My current understanding, after CUDA programming for 1 week only is that __syncthreads() ensures that all memory accesses have been completed before progressing into the code. However i have had trouble with applying __syncthreads here for some reason as all computations are done within a conditional and not all threads reach this point. Also as each table in shared memory is stored in a different address, i am not sure if __syncthreads is required. If __syncthreads is the answer where should it go?

What have i done wrong here?


maxThreadNumber = floor((16384)/maxTableSize); // maximum number of tables that can be stored in 16 Kb.

maxBlockSize = floor(sqrt(maxThreadNumber)); // maximum number of blocksize

if (maxBlockSize < 16) blocksize = maxBlockSize; // if can’t do 16*16 threads per block, then reduce the block size

// then the shared memory = (table size)*(number of threads)*sizeof(int)

sharedMemorySize = maxCatblocksizeblocksize*sizeof(int);

// and then set the blocks

xBlocks = ncol/(blocksize * blocksize) + (ncol % blocksize*blocksize == 0?0:1);

dim3 entGrid(xBlocks);

dim3 entBlock(blocksize*blocksize);

// and finally call the kernel

entropy_kernel<<<entGrid, entBlock, sharedMemorySize>>>(xd,ncatd,nrow,ncol,maxCat,entropies);

global void entropy_kernel(int *x,int *ncat,int nrow,int ncol,int tblsize,float *entropies) {

int bx;

int n,m;

int *table;

float p=0,ent = 0;

    extern __shared__ int tdata[];

// Matrix column index

bx = blockIdx.x * blockDim.x + threadIdx.x; // current row of A

    //don't do anything is outside of the range of the data

if (bx < ncol) {

           // define table to be a unique part of shared memory

	table = &tdata[bx * tblsize];

// initialize all table values to 0

	for (n = 0;n < ncat[bx];n = n + 1) table[n] = 0;

// create the table counts

	for (n = 0;n < nrow;n = n + 1) {

		m = x[nrow*bx + n];

		table[m] = table[m] + 1;


// compute the NMI

	ent = 0;

	for (n = 0;n < ncat[bx];n = n + 1) {

		p = (float)(table[n])/(float)(nrow);

		if (p > 0) ent = ent - p*log2(p);


           // store

	entropies[bx] = ent;



You do indeed have a maximum of 16 KB of shared memory.
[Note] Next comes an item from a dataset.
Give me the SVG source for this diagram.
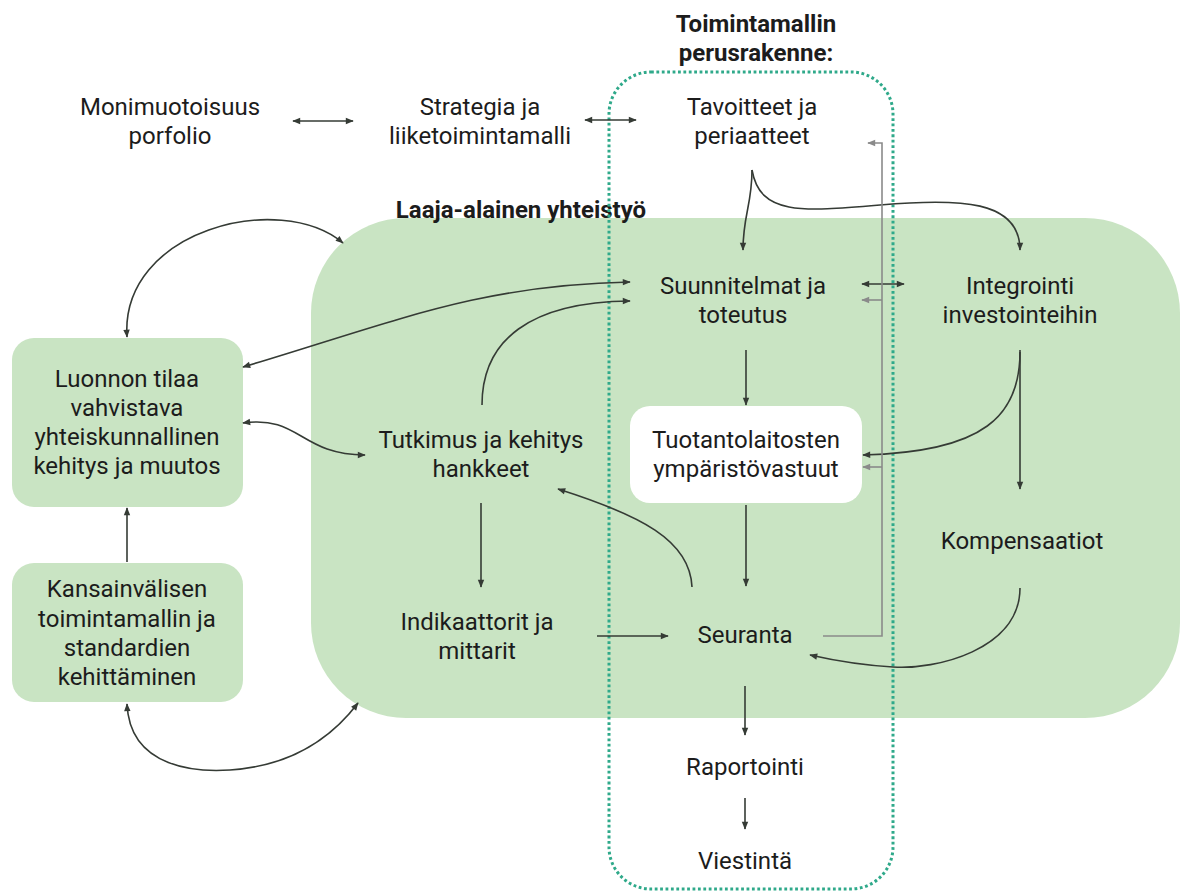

In practice it may be a few hundred bytes less to hold kernel arguments and thread IDs… so watch out for that.

But your real problem is you’re mixing up shared memory size allocs… you’re allocating based on one size assumption of 1 byte but accessing based on ints of 4 bytes.

Print out the value of sharedMemorySize, you’ll see you’re requesting much more than 16K, especially since your block size compute is based on bytes, but you have a sizeof(int) multiplier in there when you actually declare the shared memory use.

So your kernel crashes because sometimes the launch may still succeed but you access shared memory way beyond the bounds you told CUDA you were going to use (that multiplier thing again!)

So put an assert on that shared memory size, check for kernel error codes whenever you launch, and check your array indexing in your kernel to only access what you said you needed.